Urban legend has wrapped itself around So Lo Pun's ruins. The village is said to be haunted. Hikers report unease, strange sounds, and the compass anomaly that gives the place its name. Whether any of this reflects measurable physical phenomena or simply the human tendency to fill empty old places with meaning is unclear — and perhaps beside the point.
What the legends do capture is something real about the village's atmosphere. Stone walls, roofless and silent, hold a particular quality of absence. The Hakka families who built them, who carried water and grew crops and buried their dead nearby, are gone.
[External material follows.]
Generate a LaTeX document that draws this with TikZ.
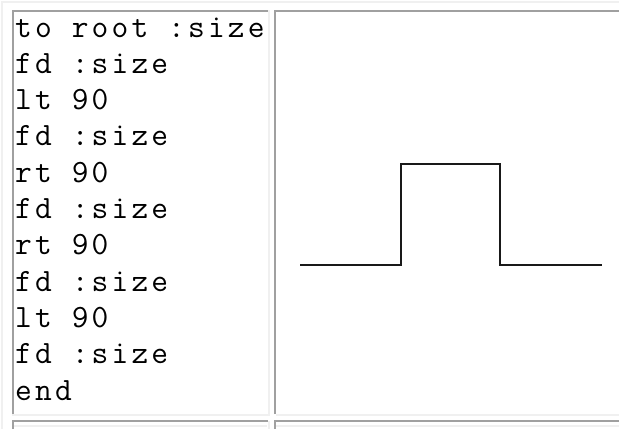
\documentclass[tikz,border=0pt]{standalone}
\usepackage{fontspec}
\setmonofont[LetterSpace=9.8]{Latin Modern Mono}
\definecolor{bordark}{HTML}{A0A0A0}
\definecolor{borlight}{HTML}{F0F0F0}
\begin{document}
\begin{tikzpicture}[x=1pt,y=-1pt,
  darkedge/.style={draw=bordark,line width=2pt},
  lightedge/.style={draw=borlight,line width=2pt},
  codeline/.style={anchor=base west,inner sep=0pt,
    font=\ttfamily\fontsize{32.5}{36.3}\selectfont},
  turtle/.style={draw=black!90,line width=2pt,line join=miter}]
\useasboundingbox[fill=white] (0,0) rectangle (619,429);

% outer table frame (outset)
\draw[lightedge] (2,429) -- (2,2) -- (619,2);

% first row: code cell and drawing cell (inset)
\draw[lightedge] (268.5,10) -- (268.5,414.5) -- (12,414.5);
\draw[darkedge] (13,414) -- (13,10.5) -- (268,10.5);
\draw[lightedge] (276,414.5) -- (619,414.5);
\draw[darkedge] (275,414) -- (275,10.5) -- (619,10.5);

% top of the second row
\draw[darkedge] (13,429) -- (13,421) -- (268,421);
\draw[lightedge] (268.5,421) -- (268.5,429);
\draw[darkedge] (275,429) -- (275,421) -- (619,421);
\draw[lightedge] (14,425.5) -- (267,425.5);
\draw[lightedge] (276,425.5) -- (619,425.5);

% procedure listing
\node[codeline] (l1)  at (15,37.0)  {to root :size};
\node[codeline] (l2)  at (15,73.3)  {fd :size};
\node[codeline] (l3)  at (15,109.6) {lt 90};
\node[codeline] (l4)  at (15,145.9) {fd :size};
\node[codeline] (l5)  at (15,182.2) {rt 90};
\node[codeline] (l6)  at (15,218.5) {fd :size};
\node[codeline] (l7)  at (15,254.8) {rt 90};
\node[codeline] (l8)  at (15,291.1) {fd :size};
\node[codeline] (l9)  at (15,327.4) {lt 90};
\node[codeline] (l10) at (15,363.7) {fd :size};
\node[codeline] (l11) at (15,400.0) {end};

% turtle path drawn by the procedure
\coordinate (p0) at (300,265);
\coordinate (p1) at (400.5,265);
\coordinate (p2) at (400.5,164);
\coordinate (p3) at (500,164);
\coordinate (p4) at (500,265);
\coordinate (p5) at (601.5,265);
\draw[turtle] (p0) -- (p1) -- (p2) -- (p3) -- (p4) -- (p5);
\end{tikzpicture}
\end{document}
What remains is architecture, and the slow erosion of that architecture back into the hillside. The compass may or may not be locked here. But the past very clearly is.
So Lo Pun occupies a genuinely remote corner of one of the world's densest urban environments. From the peak of a nearby hill, you can see both the rural northeast of Hong Kong — green, quiet, unchanged — and, on the right day, the haze above Shenzhen's towers to the north. The village exists in that peculiar Hong Kong tension between preservation and development, wilderness and city, traditional villages and modern high-rises within a single territory.
For walkers willing to make the trek, So Lo Pun offers something rare: a settlement that has returned almost entirely to nature, in a place where nature itself feels unlikely. The stones of the Wong family's houses are still there. The paths the forefathers walked still lead somewhere, even if no one has lived at the end of them for decades.
So Lo Pun sits at approximately 22.537°N, 114.253°E in the northeastern New Territories of Hong Kong, within Plover Cove Country Park. Nearest major airport is Hong Kong International Airport (VHHH), roughly 55 km to the southwest. From the air, the area appears as dense green hillside and coastal inlets along Hong Kong's northeastern edge, with Mirs Bay visible to the east. Recommended viewing altitude 1,500–3,000 feet for terrain context. The ruined village itself is not distinguishable from the air; look for the broader Plover Cove Reservoir and country park as reference.